Their efforts staunched the wound, and over the first seven years, the business blossomed. “So in the eighth year we took all of the money that we made and invested it in fixing the road. Now the Flower Forest is an accessible and therefore desirable garden. And everyone says what a beautiful place it is. It’s been nine years of hard work and now the sky’s the limit.”

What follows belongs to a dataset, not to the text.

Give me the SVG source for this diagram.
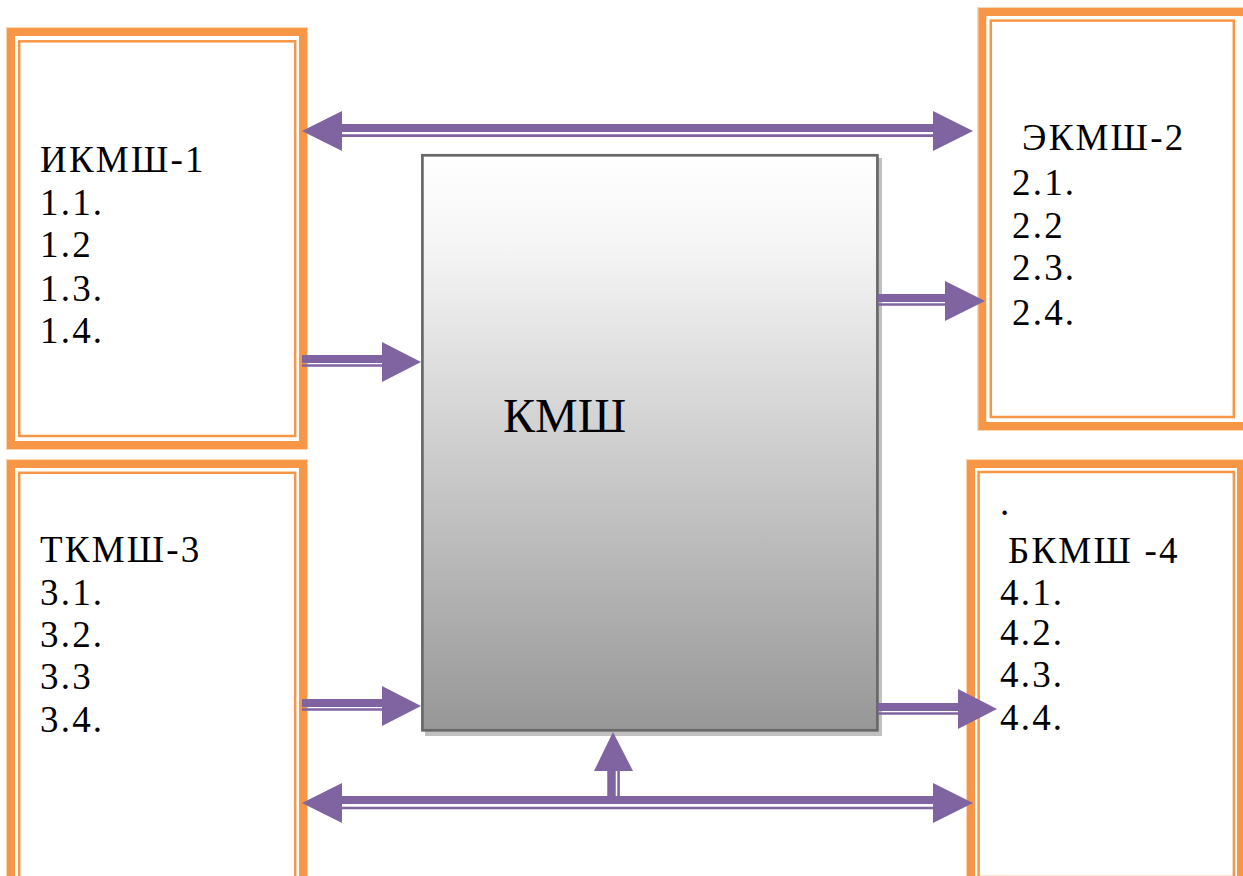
<svg xmlns="http://www.w3.org/2000/svg" width="1243" height="876" viewBox="0 0 1243 876">
<defs>
<linearGradient id="g" x1="0" y1="0" x2="0" y2="1">
<stop offset="0" stop-color="#ffffff"/>
<stop offset="0.15" stop-color="#f6f6f6"/>
<stop offset="1" stop-color="#979797"/>
</linearGradient>
<style>
.thick{fill:none;stroke:#F79646;stroke-width:8}
.halo{fill:none;stroke:#FCD5B5;stroke-width:1}
.thin{fill:none;stroke:#F79646;stroke-width:2.5}
.t{font-family:"Liberation Serif","Times New Roman","DejaVu Serif",serif;font-size:37px;letter-spacing:2.2px;fill:#000}
.big{font-family:"Liberation Serif","Times New Roman","DejaVu Serif",serif;font-size:48px;fill:#000}
.sh{stroke:#8064A2;fill:none}
.hd{fill:#8064A2}
</style>
</defs>
<rect width="1243" height="876" fill="#fff"/>

<g id="box1">
<rect class="halo" x="6.5" y="27.5" width="301" height="422"/>
<rect class="thick" x="11" y="32" width="292" height="413"/>
<rect class="thin" x="19.2" y="41.3" width="276" height="394.7"/>
<text class="t" x="40" y="172">ИКМШ-1</text>
<text class="t" x="40" y="215">1.1.</text>
<text class="t" x="40" y="257">1.2</text>
<text class="t" x="40" y="301">1.3.</text>
<text class="t" x="40" y="343">1.4.</text>
</g>

<g id="box2">
<rect class="halo" x="977.5" y="7.5" width="280" height="423"/>
<rect class="thick" x="982.3" y="12" width="270" height="414"/>
<rect class="thin" x="990.8" y="20.6" width="243" height="396.4"/>
<text class="t" x="1022" y="150">ЭКМШ-2</text>
<text class="t" x="1012" y="195">2.1.</text>
<text class="t" x="1012" y="238">2.2</text>
<text class="t" x="1012" y="280">2.3.</text>
<text class="t" x="1012" y="325">2.4.</text>
</g>

<g id="box3">
<rect class="halo" x="6.5" y="459.5" width="301" height="430"/>
<rect class="thick" x="11" y="464" width="292" height="420"/>
<rect class="thin" x="19.2" y="472.8" width="276" height="405"/>
<text class="t" x="40" y="562">ТКМШ-3</text>
<text class="t" x="40" y="605">3.1.</text>
<text class="t" x="40" y="647">3.2.</text>
<text class="t" x="40" y="689">3.3</text>
<text class="t" x="40" y="732">3.4.</text>
</g>

<g id="box4">
<rect class="halo" x="966.5" y="459.5" width="280" height="430"/>
<rect class="thick" x="971" y="464" width="270" height="420"/>
<rect class="thin" x="978.6" y="472" width="255.3" height="405"/>
<text class="t" x="1000" y="515">.</text>
<text class="t" x="1008" y="563">БКМШ -4</text>
<text class="t" x="1000" y="605">4.1.</text>
<text class="t" x="1000" y="645">4.2.</text>
<text class="t" x="1000" y="687">4.3.</text>
<text class="t" x="1000" y="730">4.4.</text>
</g>

<g id="kmsh">
<rect x="425" y="158" width="457" height="578" fill="#c0c0c0"/>
<rect x="422.4" y="155.3" width="455" height="575" fill="url(#g)" stroke="#686868" stroke-width="2.7"/>
<text class="big" x="503" y="432">КМШ</text>
</g>

<g id="connectors">
<!-- top double arrow -->
<line class="sh" x1="340" y1="128" x2="935" y2="128" stroke-width="8"/>
<line class="sh" x1="340" y1="135.6" x2="935" y2="135.6" stroke-width="2.6"/>
<polygon class="hd" points="302,131 342,111 342,151"/>
<polygon class="hd" points="973,131 933,111 933,151"/>
<!-- box1 -> kmsh -->
<line class="sh" x1="302" y1="359" x2="384" y2="359" stroke-width="8"/>
<line class="sh" x1="302" y1="365.5" x2="384" y2="365.5" stroke-width="2.4"/>
<polygon class="hd" points="421,362 382,342 382,382"/>
<!-- kmsh -> box2 -->
<line class="sh" x1="878" y1="298" x2="947" y2="298" stroke-width="8"/>
<line class="sh" x1="878" y1="304.5" x2="947" y2="304.5" stroke-width="2.4"/>
<polygon class="hd" points="985,301 945,281 945,321"/>
<!-- box3 -> kmsh -->
<line class="sh" x1="302" y1="703" x2="384" y2="703" stroke-width="8"/>
<line class="sh" x1="302" y1="709.5" x2="384" y2="709.5" stroke-width="2.4"/>
<polygon class="hd" points="421,706 382,686 382,726"/>
<!-- kmsh -> box4 -->
<line class="sh" x1="878" y1="707" x2="960" y2="707" stroke-width="8"/>
<line class="sh" x1="878" y1="713.5" x2="960" y2="713.5" stroke-width="2.4"/>
<polygon class="hd" points="997,709 958,689 958,729"/>
<!-- bottom double arrow -->
<line class="sh" x1="340" y1="800" x2="935" y2="800" stroke-width="8"/>
<line class="sh" x1="340" y1="808" x2="935" y2="808" stroke-width="2.6"/>
<polygon class="hd" points="302,803 342,783 342,823"/>
<polygon class="hd" points="973,803 933,783 933,823"/>
<!-- vertical up arrow -->
<line class="sh" x1="611.5" y1="769" x2="611.5" y2="797" stroke-width="8.5"/>
<line class="sh" x1="618.6" y1="769" x2="618.6" y2="797" stroke-width="2.6"/>
<polygon class="hd" points="613,732 594,771 633,771"/>
</g>
</svg>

Now he and his team of four gardeners can concentrate on sculpting the garden. Shane and Dennis, the garden’s flower whisperer (“he can do anything with a plant”, says Spieler), are transplanting ferns near the white durantas, which have a more subtle vanilla scent than the blues. The one thing Dennis can’t do is keep the monkeys away from the Indian golden apples. The primates seem to leave the breadfruit alone, however, which Spieler appreciates. “I like to pickle the breadfruit with lime, cucumbers and parsley”, he says. “You can also boil or fry them like we do at the café, or mash them into a purée and eat them with stew.”

Though it’s become a Bajan staple, the history of breadfruit on the island goes back to the “Mutiny on the Bounty” and the British captain William Bligh, who in 1787 sailed from England to Tahiti and then on to the Caribbean with Tahitian breadfruit plants. “But he was watering his plants on the way and not watering his crew very well”, says Spieler. So after some of his crew mutinied, they set him adrift and tossed his precious breadfruit into the sea. Undeterred, Bligh eventually made it back to England and successfully brought breadfruit on a second voyage several years later. 

Almost at the end of the garden, Spieler points out a flowering red Pride of Barbados tree, which can be seen along roads throughout the country. Rather than explaining the history of the plant, however, he simply marvels at its branches draping elegantly from above the garden path. 

“I like to let the garden speak for itself”, he says, which it does. It’s the sum of its flowers – native and exotic blossoms, trees and ferns – on a carefully planned annual clock. There might not be breadfruit in February, but there will be blue flowering jade and winter honeycombs. Each month brings a new experience, a new colour and a new perspective, giving visitors a reason to return again and again. 

Exiting the garden, you realise that the true pride of Barbados is more than a single plant – it’s a garden.